● SHORT EXERCISE
Extract the full listing below without altering a single character.

● MATERIAL
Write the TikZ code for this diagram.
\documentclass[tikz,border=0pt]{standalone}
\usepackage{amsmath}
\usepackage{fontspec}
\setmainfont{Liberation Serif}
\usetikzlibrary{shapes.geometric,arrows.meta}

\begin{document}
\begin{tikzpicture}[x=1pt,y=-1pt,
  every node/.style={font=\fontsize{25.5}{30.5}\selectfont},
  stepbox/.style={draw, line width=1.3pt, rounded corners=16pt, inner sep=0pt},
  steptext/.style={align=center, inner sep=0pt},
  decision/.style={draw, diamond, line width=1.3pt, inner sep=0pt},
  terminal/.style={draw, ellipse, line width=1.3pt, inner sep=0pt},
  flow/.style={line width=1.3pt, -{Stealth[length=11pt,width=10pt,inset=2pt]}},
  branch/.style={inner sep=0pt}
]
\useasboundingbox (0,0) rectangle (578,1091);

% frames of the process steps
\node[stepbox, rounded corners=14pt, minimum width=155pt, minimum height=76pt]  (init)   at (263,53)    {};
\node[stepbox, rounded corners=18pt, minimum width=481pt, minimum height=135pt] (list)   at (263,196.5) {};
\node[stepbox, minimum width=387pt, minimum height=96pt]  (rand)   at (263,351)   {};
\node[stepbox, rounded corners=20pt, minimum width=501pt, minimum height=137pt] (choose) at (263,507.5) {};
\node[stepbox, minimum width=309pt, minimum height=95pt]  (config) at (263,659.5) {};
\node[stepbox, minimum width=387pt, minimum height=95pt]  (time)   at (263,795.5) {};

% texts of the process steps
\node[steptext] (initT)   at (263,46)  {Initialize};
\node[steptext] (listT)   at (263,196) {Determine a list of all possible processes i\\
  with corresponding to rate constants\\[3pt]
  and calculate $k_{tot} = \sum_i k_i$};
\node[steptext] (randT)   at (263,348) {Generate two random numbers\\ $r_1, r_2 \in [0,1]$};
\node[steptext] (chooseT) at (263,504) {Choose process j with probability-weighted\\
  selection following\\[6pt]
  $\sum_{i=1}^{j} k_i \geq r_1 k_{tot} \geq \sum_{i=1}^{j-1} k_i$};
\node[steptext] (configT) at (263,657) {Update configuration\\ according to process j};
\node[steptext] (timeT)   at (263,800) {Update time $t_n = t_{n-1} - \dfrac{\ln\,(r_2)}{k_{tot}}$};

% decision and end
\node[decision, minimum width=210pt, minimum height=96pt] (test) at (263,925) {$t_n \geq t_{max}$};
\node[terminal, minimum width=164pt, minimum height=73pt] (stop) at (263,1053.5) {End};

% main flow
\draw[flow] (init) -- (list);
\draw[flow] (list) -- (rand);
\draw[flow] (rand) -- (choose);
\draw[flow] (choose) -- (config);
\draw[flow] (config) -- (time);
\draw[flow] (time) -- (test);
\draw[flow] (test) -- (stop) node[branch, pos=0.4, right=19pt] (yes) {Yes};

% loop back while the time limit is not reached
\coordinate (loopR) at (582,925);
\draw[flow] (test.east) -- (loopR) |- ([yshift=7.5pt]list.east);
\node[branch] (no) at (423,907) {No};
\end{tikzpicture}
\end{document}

● ANSWER TO THIS TASK
Write the TikZ code for this diagram.
\documentclass[tikz,border=0pt]{standalone}
\usepackage{amsmath}
\usepackage{fontspec}
\setmainfont{Liberation Serif}
\usetikzlibrary{shapes.geometric,arrows.meta}

\begin{document}
\begin{tikzpicture}[x=1pt,y=-1pt,
  every node/.style={font=\fontsize{25.5}{30.5}\selectfont},
  stepbox/.style={draw, line width=1.3pt, rounded corners=16pt, inner sep=0pt},
  steptext/.style={align=center, inner sep=0pt},
  decision/.style={draw, diamond, line width=1.3pt, inner sep=0pt},
  terminal/.style={draw, ellipse, line width=1.3pt, inner sep=0pt},
  flow/.style={line width=1.3pt, -{Stealth[length=11pt,width=10pt,inset=2pt]}},
  branch/.style={inner sep=0pt}
]
\useasboundingbox (0,0) rectangle (578,1091);

% frames of the process steps
\node[stepbox, rounded corners=14pt, minimum width=155pt, minimum height=76pt]  (init)   at (263,53)    {};
\node[stepbox, rounded corners=18pt, minimum width=481pt, minimum height=135pt] (list)   at (263,196.5) {};
\node[stepbox, minimum width=387pt, minimum height=96pt]  (rand)   at (263,351)   {};
\node[stepbox, rounded corners=20pt, minimum width=501pt, minimum height=137pt] (choose) at (263,507.5) {};
\node[stepbox, minimum width=309pt, minimum height=95pt]  (config) at (263,659.5) {};
\node[stepbox, minimum width=387pt, minimum height=95pt]  (time)   at (263,795.5) {};

% texts of the process steps
\node[steptext] (initT)   at (263,46)  {Initialize};
\node[steptext] (listT)   at (263,196) {Determine a list of all possible processes i\\
  with corresponding to rate constants\\[3pt]
  and calculate $k_{tot} = \sum_i k_i$};
\node[steptext] (randT)   at (263,348) {Generate two random numbers\\ $r_1, r_2 \in [0,1]$};
\node[steptext] (chooseT) at (263,504) {Choose process j with probability-weighted\\
  selection following\\[6pt]
  $\sum_{i=1}^{j} k_i \geq r_1 k_{tot} \geq \sum_{i=1}^{j-1} k_i$};
\node[steptext] (configT) at (263,657) {Update configuration\\ according to process j};
\node[steptext] (timeT)   at (263,800) {Update time $t_n = t_{n-1} - \dfrac{\ln\,(r_2)}{k_{tot}}$};

% decision and end
\node[decision, minimum width=210pt, minimum height=96pt] (test) at (263,925) {$t_n \geq t_{max}$};
\node[terminal, minimum width=164pt, minimum height=73pt] (stop) at (263,1053.5) {End};

% main flow
\draw[flow] (init) -- (list);
\draw[flow] (list) -- (rand);
\draw[flow] (rand) -- (choose);
\draw[flow] (choose) -- (config);
\draw[flow] (config) -- (time);
\draw[flow] (time) -- (test);
\draw[flow] (test) -- (stop) node[branch, pos=0.4, right=19pt] (yes) {Yes};

% loop back while the time limit is not reached
\coordinate (loopR) at (582,925);
\draw[flow] (test.east) -- (loopR) |- ([yshift=7.5pt]list.east);
\node[branch] (no) at (423,907) {No};
\end{tikzpicture}
\end{document}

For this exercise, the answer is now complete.